Expectations, therefore, require constant maintenance. To stay on course, we need to make sure the expectations that drive us still match our own desired journey and destination. Where they don’t, we need to step up and take action to correct that. This means we must actively monitor how other people behave towards us, so we have a good idea of how they see us and what they expect from us. We must then use this information to seed modified expectations against any changes we observe, as early as possible, to prevent unwanted expectations from lodging in people’s minds.
As with striving to close the gap between expectations and reality, this process is never finished and the alignment is never perfect. And in the same way that not reaching perfection does not invalidate our striving for it, not completely managing all expectations that influence us should not deter us from continuing to work on improving their alignment. One way to look at this part of the process is as a dance we engage in with the people in our social circles: a dance to music that we produce collectively with moves and steps we invent together as we go. Part of our social nature is our ability to synchronise with each other by engaging in social activities together. Managing collective expectations taps into this ability. In the same way that we can enjoy the dance for the sake of dancing, we can learn to enjoy managing expectations as something that enriches our lives and energises our journey.
The ability to choose is an essential human capability. We make choices all the time. Every move or non-move is a choice. Every reaction, or lack thereof, is a choice. We cannot escape choice: being endowed with discernment and decision-making faculties, every time we become aware of a possible choice, we are forced to choose. Even deciding not to choose is a choice, so choice is inevitable.
The inevitability of choice may feel like a burden to us. It means we cannot just prance around and follow our impulses and ignore the consequences. Because we have the power of choice, we are – inescapably – responsible for the consequences of those choices (or non-choices) we make. We may even feel guilty when things don’t turn out as we expected and our choices inadvertently hinder or hurt other people. Guilt, however, is a negative emotion which makes us less responsible for the consequences of our actions, not more, as it tends to paralyse us. Instead of observing and judging the consequences and then responding in a way that maximises the positives and minimises the negatives, we get so obsessed with the negatives we fail to respond at all.

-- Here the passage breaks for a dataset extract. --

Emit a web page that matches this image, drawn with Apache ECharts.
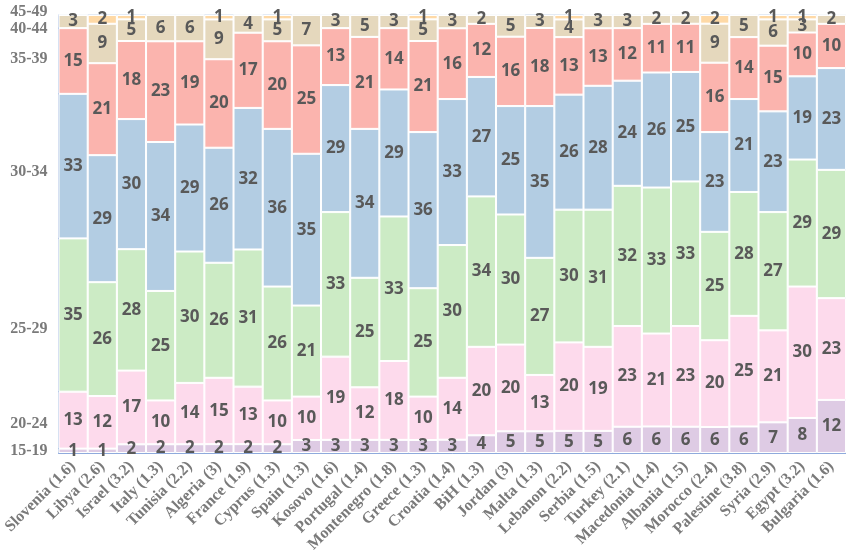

The beauty of choice, and the antidote to guilt, is not that we always get it right and that we never cause harm with the choices we make, but that we always have the power and the opportunity to make better choices next time. Choice empowers us to learn from our mistakes and keep trying to make better choices. And every time we make a deliberate choice to do better we exert that power and give a new twist to the world. A twist that is ours, since we chose to do so.
Deliberate choices are those moments where we stop, take stock, and purposefully continue in a way that is in harmony with our beliefs, aspirations, and purpose. Such choices become inflection points: from the infinite variety that was possible before we made the choice most of them will now fall away, no longer possible. Our choice has just reduced the infinite complexity. It is still infinitely complex – that is the nature of infinity – but we have pruned it; bent it – ever so slightly – to our taste and desire.
What amplifies this power is when our choices are not just deliberate but also consistent. By making consistent choices – which doesn’t mean always making the same choices, but basing them on the same guiding principles or framework – our influence on the world becomes a shaping force with increasing power and effect. A series of small but consistent choices are like the pushes one gives to a swing: they may not be powerful on their own, but timed right and aimed accurately they build momentum and make the swing go far and wide.
The narrative we spoke of before is a powerful framework for making consistent choices. Using our own narrative in this way gives us two tools to work with.
It gives us a framework for evaluating the choices we have. For every option we can see we can ask ourselves: “is this helping me further along my journey, or is it taking me away from it?” In most cases, checking against our own narrative helps us rank our choices in order of alignment.Usually we would want to go with the most aligned choice, but it is advisable to do a reality check first to see if there are no consequences or side-effects that would make this choice less desirable. But in general the preferred choice would be the most aligned one, unless it presents seriously undesirable consequences.
It gives us a way to assess the outcome of our choices by regularly asking ourselves: “Am I progressing on my journey? Do I see improvement or progress in those areas most relevant to me and the narrative I am committed to live to?”
Even if our choices do not immediately lead to the desired outcomes – and they often won’t, as the terrain ahead of us is largely unknown and we need to explore and learn before we become better at making the right choices – with the narrative to guide us, by deliberately making our choices we are empowering ourselves to be the author of our own story, the director of our own drama, as well as the main actor in it.
That’s the power of choice: shaping the world to the best of our abilities to match the narrative we want to live by, instead of being a powerless, passive passenger and mostly observer of world that passes us by.